Any proposal for an efficiently implementable oracle 3, harder to distinguish from oracle 1?

• As pointed by David Cary, what's constructed is known as a latin square. Terry Ritter has a literature survey, and discussions on their uses in cryptography. See also Smile Markovski Design of crypto primitives based on quasigroups in Quasigroups and Related Systems, 2015.
• Possible application: decide how to lend to participant $i$ out of $n$, on week $j$, sample number $V_j[i]$ out of $n$, in a randomized manner additionally such that no participant gets the same sample twice. In that practice, permutations can be implemented as ciphers using Format Preserving Encryption.
• Proof that Oracle 2 has the additional property: If $j\ne k$, then (since $Q$ is a permutation, thus injective) it holds that $Q[j]\ne Q[k]$, thus $((P[i]+Q[j])\bmod n)\ne((P[i]+Q[k])\bmod n)$, thus $R[(P[i]+Q[j])\bmod n]\ne R[(P[i]+Q[k])\bmod n]$, thus $V_j[i]\ne V_k[i]$.

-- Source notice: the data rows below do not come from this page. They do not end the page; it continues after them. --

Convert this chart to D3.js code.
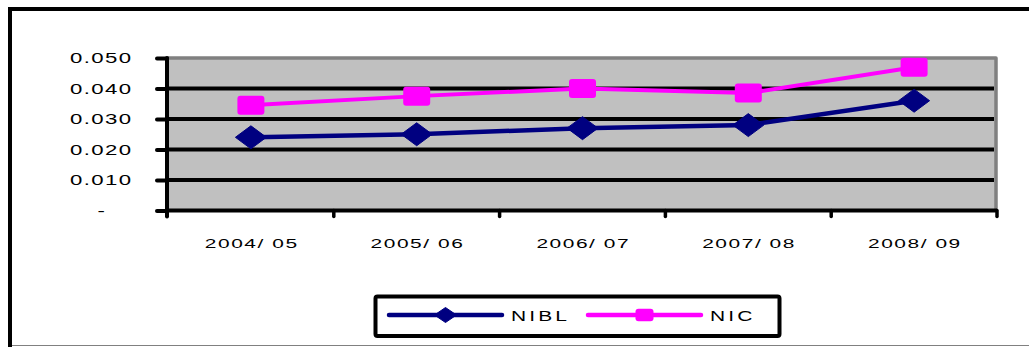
<!DOCTYPE html>
<html>
<head>
<meta charset="utf-8">
<script src="https://cdn.jsdelivr.net/npm/d3@7"></script>
<style>
  html, body { margin: 0; padding: 0; background: #fff; }
  svg { display: block; }
  text { font-family: "Liberation Sans", Arial, sans-serif; fill: #000; }
</style>
</head>
<body>
<svg id="chart" width="1029" height="347"></svg>
<script>
// Fiscal years on the category axis
const years = ["2004/ 05", "2005/ 06", "2006/ 07", "2007/ 08", "2008/ 09"];
// Ratio per bank, one value per fiscal year
const nibl = [0.024, 0.025, 0.027, 0.028, 0.036];
const nic = [0.0345, 0.0375, 0.040, 0.0385, 0.047];
// Value axis ticks
const yTicks = [0, 0.01, 0.02, 0.03, 0.04, 0.05];

const series = [
  { name: "NIBL", values: nibl, color: "#000080", marker: "diamond" },
  { name: "NIC", values: nic, color: "#FF00FF", marker: "square" }
];

const svg = d3.select("#chart");

const plot = { left: 168, right: 997, top: 58, bottom: 210.5 };

const x = d3.scaleBand().domain(years).range([plot.left, plot.right]);
const y = d3.scaleLinear().domain([0, 0.05]).range([plot.bottom, plot.top]);
const cx = d => x(d) + x.bandwidth() / 2;

// Horizontally widened text, as the labels are drawn in a stretched face
function wideText(g, txt, px, py, opts) {
  const sx = opts.sx, ls = opts.ls;
  let shift = 0;
  if (opts.anchor === "end") shift = ls * sx;
  else if (opts.anchor === "middle") shift = ls * sx / 2;
  return g.append("text")
    .attr("transform", `translate(${px + shift},${py}) scale(${sx},1)`)
    .attr("text-anchor", opts.anchor)
    .style("font-size", opts.size + "px")
    .style("letter-spacing", ls + "px")
    .text(txt);
}

// Outer chart frame
svg.append("path")
  .attr("d", "M10,347 L10,9 L1035,9")
  .attr("fill", "none").attr("stroke", "#000").attr("stroke-width", 4);
svg.append("line")
  .attr("x1", 12).attr("x2", 1029).attr("y1", 345.5).attr("y2", 345.5)
  .attr("stroke", "#808080").attr("stroke-width", 1);

// Plot area background and its grey border
svg.append("rect")
  .attr("x", plot.left).attr("y", plot.top)
  .attr("width", plot.right - plot.left).attr("height", plot.bottom - plot.top)
  .attr("fill", "#C0C0C0");
svg.append("path")
  .attr("d", `M${plot.left},${plot.top} L${plot.right - 1},${plot.top} L${plot.right - 1},${plot.bottom}`)
  .attr("fill", "none").attr("stroke", "#808080").attr("stroke-width", 3.5)
  .attr("stroke-linejoin", "round");

// Horizontal gridlines
svg.append("g").selectAll("line")
  .data(yTicks.filter(t => t > 0 && t < 0.05))
  .join("line")
  .attr("x1", plot.left).attr("x2", plot.right - 3)
  .attr("y1", d => y(d)).attr("y2", d => y(d))
  .attr("stroke", "#000").attr("stroke-width", 4.2);

// Value axis: ticks from d3.axisLeft, restyled
const yAxis = svg.append("g")
  .attr("transform", `translate(${plot.left - 1},0)`)
  .call(d3.axisLeft(y).tickValues(yTicks).tickSize(10).tickFormat(""));
yAxis.select(".domain").remove();
yAxis.selectAll(".tick line")
  .attr("stroke", "#000").attr("stroke-width", 4).attr("stroke-linecap", "round");
svg.append("line")
  .attr("x1", plot.left - 1).attr("x2", plot.left - 1)
  .attr("y1", plot.top).attr("y2", plot.bottom + 6)
  .attr("stroke", "#000").attr("stroke-width", 4).attr("stroke-linecap", "round");

// Category axis line and boundary ticks
svg.append("line")
  .attr("x1", plot.left - 1).attr("x2", plot.right)
  .attr("y1", plot.bottom).attr("y2", plot.bottom)
  .attr("stroke", "#000").attr("stroke-width", 4.2);
const bounds = years.slice(1).map(d => x(d)).concat([plot.right]);
svg.append("g").selectAll("line")
  .data(bounds)
  .join("line")
  .attr("x1", d => d).attr("x2", d => d)
  .attr("y1", plot.bottom).attr("y2", plot.bottom + 6)
  .attr("stroke", "#000").attr("stroke-width", 3.5).attr("stroke-linecap", "round");

// Value labels
const yLabels = svg.append("g");
yTicks.forEach(t => {
  const label = t === 0 ? "-" : d3.format(".3f")(t);
  const px = t === 0 ? 105 : 131;
  wideText(yLabels, label, px, y(t) + 5.2, { anchor: "end", size: 14.8, sx: 1.5, ls: 0.9 });
});

// Category labels
const xLabels = svg.append("g");
years.forEach(d => {
  wideText(xLabels, d, cx(d), 247.5, { anchor: "middle", size: 13.5, sx: 1.55, ls: 1.0 });
});

// Marker shapes
function drawMarker(g, kind, px, py, w, h, color) {
  if (kind === "diamond") {
    g.append("path")
      .attr("d", `M${px - w / 2},${py} L${px},${py - h / 2} L${px + w / 2},${py} L${px},${py + h / 2} Z`)
      .attr("fill", color).attr("stroke", color).attr("stroke-width", 1)
      .attr("stroke-linejoin", "round");
  } else {
    g.append("rect")
      .attr("x", px - w / 2).attr("y", py - h / 2)
      .attr("width", w).attr("height", h).attr("rx", 3)
      .attr("fill", color);
  }
}

// Series lines and markers
const line = d3.line().x((v, i) => cx(years[i])).y(v => y(v));
series.forEach(s => {
  const g = svg.append("g");
  g.append("path")
    .attr("d", line(s.values))
    .attr("fill", "none").attr("stroke", s.color)
    .attr("stroke-width", s.marker === "diamond" ? 4.5 : 4);
  s.values.forEach((v, i) => {
    if (s.marker === "diamond") drawMarker(g, "diamond", cx(years[i]), y(v), 31, 23, s.color);
    else drawMarker(g, "square", cx(years[i]), y(v), 27, 19, s.color);
  });
});

// Legend
const legend = svg.append("g");
legend.append("rect")
  .attr("x", 375.5).attr("y", 296.5).attr("width", 404).attr("height", 39.5)
  .attr("rx", 2).attr("fill", "#fff").attr("stroke", "#000").attr("stroke-width", 4);
const legendItems = [
  { s: series[0], x1: 389, x2: 502, tx: 511 },
  { s: series[1], x1: 588, x2: 701, tx: 710 }
];
legendItems.forEach(it => {
  legend.append("line")
    .attr("x1", it.x1).attr("x2", it.x2).attr("y1", 315).attr("y2", 315)
    .attr("stroke", it.s.color).attr("stroke-width", 4.5).attr("stroke-linecap", "round");
  const mx = (it.x1 + it.x2) / 2;
  if (it.s.marker === "diamond") drawMarker(legend, "diamond", mx, 315, 22, 15, it.s.color);
  else drawMarker(legend, "square", mx, 315, 18, 12.5, it.s.color);
  wideText(legend, it.s.name, it.tx, 321, { anchor: "start", size: 15, sx: 1.4, ls: 2.2 });
});
</script>
</body>
</html>
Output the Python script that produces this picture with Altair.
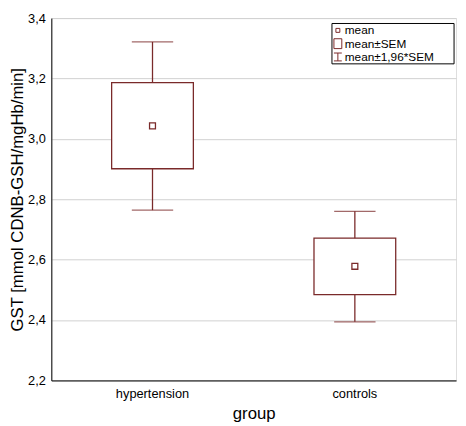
import altair as alt
import pandas as pd

groups = ["hypertension", "controls"]
means = [3.043, 2.578]
sem_lo = [2.901, 2.484]
sem_hi = [3.186, 2.671]
ci_lo = [2.764, 2.394]
ci_hi = [3.321, 2.760]

legend_labels = ["mean", "mean±SEM", "mean±1,96*SEM"]

COL = "#7a2a2a"
FONT = "Liberation Sans"

df = pd.DataFrame({"group": groups, "mean": means, "sem_lo": sem_lo,
                   "sem_hi": sem_hi, "ci_lo": ci_lo, "ci_hi": ci_hi})

W, H = 411, 368

x = alt.X("group:N", sort=groups,
          scale=alt.Scale(paddingInner=0, paddingOuter=0),
          axis=alt.Axis(title="group", labelAngle=0, labelFontSize=13,
                        titleFontSize=17, titleFontWeight="normal",
                        labelPadding=7, titlePadding=6, tickSize=0,
                        domainColor="black", labelColor="black",
                        titleColor="black", labelFont=FONT, titleFont=FONT))
yscale = alt.Scale(domain=[2.2, 3.4], nice=False, zero=False)
y_axis = alt.Axis(title="GST [mmol CDNB-GSH/mgHb/min]", values=[2.2, 2.4, 2.6, 2.8, 3.0, 3.2, 3.4],
                  labelExpr="replace(format(datum.value, '.1f'), '.', ',')",
                  labelFontSize=13, titleFontSize=17, titleFontWeight="normal",
                  tickSize=0, labelPadding=6, titlePadding=1,
                  gridColor="#d0d0d0", domainColor="black",
                  labelColor="black", titleColor="black",
                  labelFont=FONT, titleFont=FONT)

base = alt.Chart(df)

whisk = base.mark_rule(color=COL, strokeWidth=1.3).encode(
    x=x, y=alt.Y("ci_lo:Q", scale=yscale, axis=y_axis), y2="ci_hi:Q")
caps_hi = base.mark_tick(color=COL, size=42, thickness=1.3, orient="horizontal").encode(
    x=x, y=alt.Y("ci_hi:Q", scale=yscale))
caps_lo = base.mark_tick(color=COL, size=42, thickness=1.3, orient="horizontal").encode(
    x=x, y=alt.Y("ci_lo:Q", scale=yscale))
box = base.mark_bar(size=83, fill="white", stroke=COL, strokeWidth=1.3).encode(
    x=x, y=alt.Y("sem_lo:Q", scale=yscale), y2="sem_hi:Q")
meanpt = base.mark_point(shape="square", size=36, filled=False, color=COL,
                         strokeWidth=1.3, opacity=1).encode(
    x=x, y=alt.Y("mean:Q", scale=yscale))

# legend (drawn in pixel space of the plot area)
one = alt.Chart(pd.DataFrame({"k": [0]}))
LX = 285
leg_box = one.mark_rect(fill="white", stroke="black", strokeWidth=1).encode(
    x=alt.value(LX), x2=alt.value(LX + 124), y=alt.value(5.5), y2=alt.value(46.5))
leg_texts = [
    one.mark_text(align="left", baseline="middle", fontSize=12, font=FONT,
                  color="black").encode(x=alt.value(LX + 13), y=alt.value(ty),
                                        text=alt.value(lab))
    for lab, ty in zip(legend_labels, [12.5, 26, 39.5])
]
icon_mean = one.mark_point(shape="square", size=16, filled=False,
                           color=COL, strokeWidth=1, opacity=1).encode(
    x=alt.value(LX + 6), y=alt.value(12.5))
icon_sem = one.mark_rect(fill="white", stroke=COL, strokeWidth=1).encode(
    x=alt.value(LX + 2), x2=alt.value(LX + 10), y=alt.value(21), y2=alt.value(31))
icon_ci_v = one.mark_rule(color=COL, strokeWidth=1).encode(
    x=alt.value(LX + 6), y=alt.value(35.5), y2=alt.value(43.5))
icon_ci_t = one.mark_rule(color=COL, strokeWidth=1).encode(
    x=alt.value(LX + 2), x2=alt.value(LX + 10), y=alt.value(35.5))
icon_ci_b = one.mark_rule(color=COL, strokeWidth=1).encode(
    x=alt.value(LX + 2), x2=alt.value(LX + 10), y=alt.value(43.5))

chart = alt.layer(whisk, caps_hi, caps_lo, box, meanpt,
                  leg_box, *leg_texts, icon_mean, icon_sem, icon_ci_v, icon_ci_t, icon_ci_b
                  ).properties(
    width=W, height=H,
    autosize=alt.AutoSizeParams(type="none"),
    padding={"left": 44, "top": 7, "right": 2, "bottom": 40},
).configure_view(stroke="black", strokeWidth=1.2).configure(font=FONT)

chart.save("out.html", embed_options={"renderer": "svg", "actions": False})
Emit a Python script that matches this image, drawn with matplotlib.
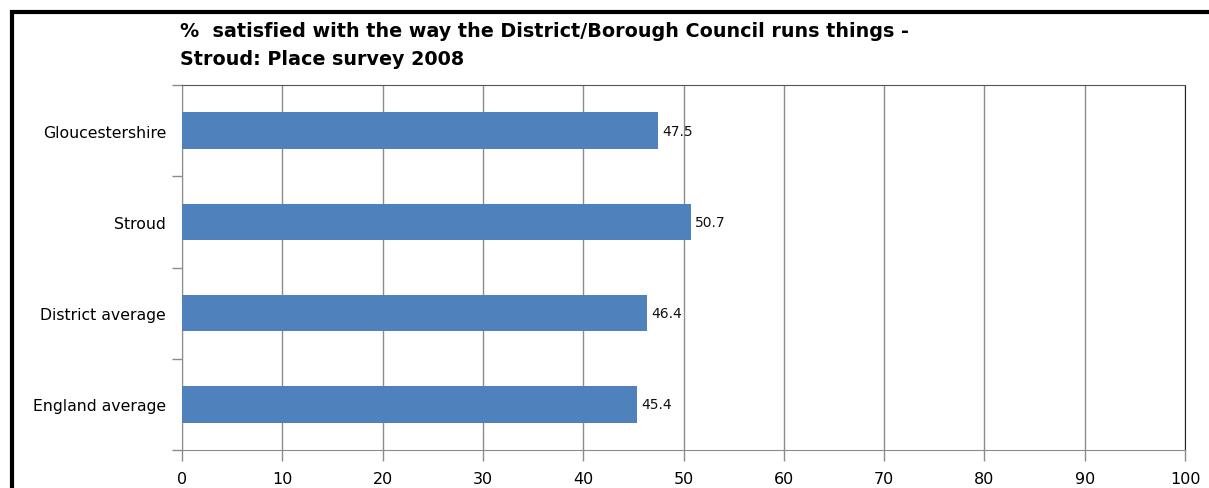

• To clarify: the $j$th time you query the oracle, it returns an entire permutation of $n$ items? – Mikero Oct 18 '16 at 3:21
• @Mikero: Yes. The oracle reveals a line of a latin square at each query. – fgrieu Oct 18 '16 at 5:27
• Thank you for mentioning my modest contribution. You might also add a link to "Latin Squares in Cryptography" next to the link you already have to "Latin Squares: A Literature Survey". – David Cary Oct 20 '16 at 3:15

I'm not sure exactly what you mean by efficient (since $n \approx 2^{27}$ is a small number), but here is a sketch of a possible constructive attack. I'll let you tell me whether this satisfies your idea of efficiency. I figure that if you have enough time to accept a long ($n$ items) output from the oracle, you have time to do the attack I have in mind. To keep notation cleaner, I won't explicitly write the modular reductions in $R[ \alpha \bmod n ]$.
Query twice, to obtain (assuming oracle #2): $V_1[i] = R[ P[1] + Q[j] ]$ and $V_2[i] = R[ P[2] + Q[j] ]$. Let $\Delta = P[2] - P[1] \bmod n$, which is unknown to the attacker. Still, if $V_1[i] = R[\alpha]$ then $V_2[i] = R[\alpha + \Delta]$. So the function $F$ that maps all $V_1[i]$ to $V_2[i]$ (which the attacker can compute) is a function that maps all $R[\alpha]$ to $R[\alpha + \Delta]$.
I think the cycle structure of $F$ already leads to an attack! For example, if $n$ is prime then $F$ must be a simple cycle. This is because the sequence $\alpha, \alpha+\Delta, \alpha+2\Delta, \ldots$ generates all numbers mod $n$ before repeating (so $F$ visits all positions in $R$ before repeating). But I would guess that under oracle #1, the attacker would get $F$ to be a random involution. So this already gives an attack with reasonable bias, with just 2 queries.
In general, all cycles in $F$ must have cycle length that divides $n$ (in the presence of oracle #2). Again, this seems much less likely to happen in the presence of oracle #1.
OK, but suppose that reasoning doesn't work out for some reason. In that case, make another query. The attacker can compute a new $F$ again now using $\{V_2,V_3\}$ this time instead of $\{V_1, V_2\}$. If we got lucky, and $P[3]-P[2] = \Delta$ (which happens with probability $1/n$), then the attacker will obtain the same $F$ as before! Again I have not worked out the probabilities, but in the presence of oracle #1 this event seems much less likely than probability $1/n$.